Tomato growers need to take care to avoid blossom-end rot (BER), a disorder that can dramatically reduce fruit quality and quantity. Using a few simple irrigation and fertilization practices, damage from BER can be prevented or reduced. In this article, I will cover how to prevent and control blossom-end rot on tomatoes.
This relatively common garden problem is not a disease but rather a physiological disorder caused by a calcium imbalance within the plant. It can occur in pepper, squash, cucumber, melon fruits, and tomatoes.
What is Blossom End Rot
Blossom End Rot (BER): Blossom End Rot causes large brown or black dry or sunken spot(s) to appear, usually starting at the blossom end (opposite the stem) of the fruit. Fruits often ripen prematurely. BER occurs when a plant cannot metabolize the calcium it needs to develop correctly. This can happen when there is insufficient calcium in the soil or when root damage and water stress reduce the uptake and movement of calcium through a plant. Occasionally, BER is the result of excessive nitrogen fertilization. It only takes a day for a lack of calcium to affect fruit, and that day can occur any time after the blossom sets.
What Causes Blossom-End Rot?
Thankfully, blossom-end rot isn’t caused by a disease or pest. Instead, it results from a lack of calcium in the plant. This lack of calcium may be due to low calcium levels in the soil or—more often—soil that is over-or underwatered. When there are wide fluctuations in soil moisture, this reduces the plant’s ability to take up calcium from the soil. When the demand for calcium exceeds the supply, the tissues in the fruit break down, and blossom-end rot occurs.
In addition to watering issues, calcium deficiency during fruit formation may also be caused by:
- Too much nitrogen-heavy fertilizer
- Improper soil pH
- High salt levels in the soil
- Damage to plants’ roots
Being aware of these causes when caring for tomatoes and other garden plants is the best way to prevent blossom-end rot.
How to Identify Blossom-End Rot
Blossom-end rot first appears as water-soaked spots on the tomato's blossom end or bottom. The affected tissue breaks down rapidly, and the area becomes sunken, dark brown or black, and leathery. This can happen at any time as the tomatoes mature and most often on the first tomatoes of the season.

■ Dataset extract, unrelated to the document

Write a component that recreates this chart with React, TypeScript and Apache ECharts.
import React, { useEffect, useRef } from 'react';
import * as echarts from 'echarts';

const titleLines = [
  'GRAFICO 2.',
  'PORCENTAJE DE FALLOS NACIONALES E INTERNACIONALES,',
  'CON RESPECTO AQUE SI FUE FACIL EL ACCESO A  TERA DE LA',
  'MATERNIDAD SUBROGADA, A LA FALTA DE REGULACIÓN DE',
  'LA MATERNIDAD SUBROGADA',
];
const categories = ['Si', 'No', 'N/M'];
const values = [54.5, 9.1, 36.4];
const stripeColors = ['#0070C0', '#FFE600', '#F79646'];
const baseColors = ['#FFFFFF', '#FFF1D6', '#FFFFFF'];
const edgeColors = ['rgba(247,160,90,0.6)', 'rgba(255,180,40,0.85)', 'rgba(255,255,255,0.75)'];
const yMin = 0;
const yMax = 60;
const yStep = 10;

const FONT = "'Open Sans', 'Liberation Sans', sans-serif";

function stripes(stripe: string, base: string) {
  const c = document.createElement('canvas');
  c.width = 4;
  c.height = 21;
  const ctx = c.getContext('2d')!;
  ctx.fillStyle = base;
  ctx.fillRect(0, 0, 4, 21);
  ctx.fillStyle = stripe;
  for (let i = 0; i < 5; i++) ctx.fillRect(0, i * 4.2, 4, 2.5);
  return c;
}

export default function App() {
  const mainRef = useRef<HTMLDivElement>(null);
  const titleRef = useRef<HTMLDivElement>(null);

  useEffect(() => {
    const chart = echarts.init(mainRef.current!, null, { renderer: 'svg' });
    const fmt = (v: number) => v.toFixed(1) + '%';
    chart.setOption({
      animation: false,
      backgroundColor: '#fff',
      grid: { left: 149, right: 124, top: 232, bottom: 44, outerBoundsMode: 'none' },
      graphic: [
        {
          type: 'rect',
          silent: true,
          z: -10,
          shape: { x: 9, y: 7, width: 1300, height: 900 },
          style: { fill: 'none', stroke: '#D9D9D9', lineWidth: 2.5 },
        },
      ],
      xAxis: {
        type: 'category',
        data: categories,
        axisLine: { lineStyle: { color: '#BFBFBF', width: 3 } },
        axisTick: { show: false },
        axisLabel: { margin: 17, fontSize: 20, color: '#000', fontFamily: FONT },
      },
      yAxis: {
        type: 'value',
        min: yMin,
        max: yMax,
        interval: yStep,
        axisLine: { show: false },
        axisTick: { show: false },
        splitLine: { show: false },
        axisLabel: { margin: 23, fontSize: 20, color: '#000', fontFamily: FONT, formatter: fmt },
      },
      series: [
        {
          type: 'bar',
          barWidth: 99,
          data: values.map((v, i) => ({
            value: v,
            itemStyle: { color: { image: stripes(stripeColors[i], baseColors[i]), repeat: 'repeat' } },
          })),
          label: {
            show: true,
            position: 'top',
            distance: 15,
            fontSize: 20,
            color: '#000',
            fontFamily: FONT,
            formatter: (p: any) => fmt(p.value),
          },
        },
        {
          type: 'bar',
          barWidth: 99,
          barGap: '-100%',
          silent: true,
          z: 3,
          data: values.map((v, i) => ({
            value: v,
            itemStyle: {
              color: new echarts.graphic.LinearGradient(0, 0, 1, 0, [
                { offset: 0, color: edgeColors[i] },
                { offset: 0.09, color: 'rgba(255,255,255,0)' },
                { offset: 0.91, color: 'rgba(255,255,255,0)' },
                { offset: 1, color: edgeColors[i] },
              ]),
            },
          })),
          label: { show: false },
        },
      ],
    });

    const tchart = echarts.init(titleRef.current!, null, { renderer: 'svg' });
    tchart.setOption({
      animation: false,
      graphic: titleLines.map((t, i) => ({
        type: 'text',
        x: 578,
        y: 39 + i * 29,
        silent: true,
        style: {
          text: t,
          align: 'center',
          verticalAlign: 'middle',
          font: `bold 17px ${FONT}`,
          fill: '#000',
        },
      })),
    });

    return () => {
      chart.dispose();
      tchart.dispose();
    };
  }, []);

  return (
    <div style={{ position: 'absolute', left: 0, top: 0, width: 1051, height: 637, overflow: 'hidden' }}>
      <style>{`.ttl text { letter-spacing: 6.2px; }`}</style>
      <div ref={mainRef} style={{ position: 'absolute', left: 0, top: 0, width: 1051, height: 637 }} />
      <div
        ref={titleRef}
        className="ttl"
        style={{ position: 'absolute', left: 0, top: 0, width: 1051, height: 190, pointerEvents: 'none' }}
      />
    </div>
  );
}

How to Prevent Blossom End Rot
- Once the fruit has BER, it will not recover. However, the plant is still healthy. Remove the affected fruit from the plant. The fruit is still good to eat if you remove the affected part.
- Blossom end rot most frequently occurs on fruit produced earlier and later in the season, when natural fluctuations in precipitation and cold weather occur.
- To avoid BER, properly site and prepare your garden bed before planting. Most crops need full sun and loose, well-drained organic soil. Make sure soil pH is slightly acidic, between 6.2 to 6.8, for optimum nutrient uptake. Test your soil to see if calcium is recommended. If it is, apply lime in the recommended quantity according to the manufacturer's instructions.
- Avoid planting too early in cool soils, inhibiting early root development, and making the plant more susceptible to BER. Start with a quality transplant: a healthy seedling with strong roots will make a healthy plant.
- Avoid wide fluctuations in soil moisture by applying 2-3 inches of mulch. This will moderate the release of water to plant roots and keep the soil from drying out when it is directly exposed to the sun.
- Avoid drought stress by ensuring your plants get at least 2 inches of rain or water per week. Apply enough water to moisten more than the top inch of soil. Container-grown plants will need more than 2 inches of applied water per week in hot weather; check them daily if possible. Consider using drip irrigation or soaker hoses. One or two soakings are better than many light waterings.
- Avoid over-fertilizing during the early fruiting stage, especially if the fertilizer contains high percentages of nitrogen. Instead, use fertilizers specially formulated for tomatoes. These fertilizers have the right amount of nitrogen and other micronutrients best for fruit production.
- Avoid close cultivation around the base of plants when weeding. A layer of mulch should help prevent the possible disturbance or damage of fragile roots accidentally.
- Keep garden records: You may discover that some crop varieties are more susceptible to blossom-end rot than others.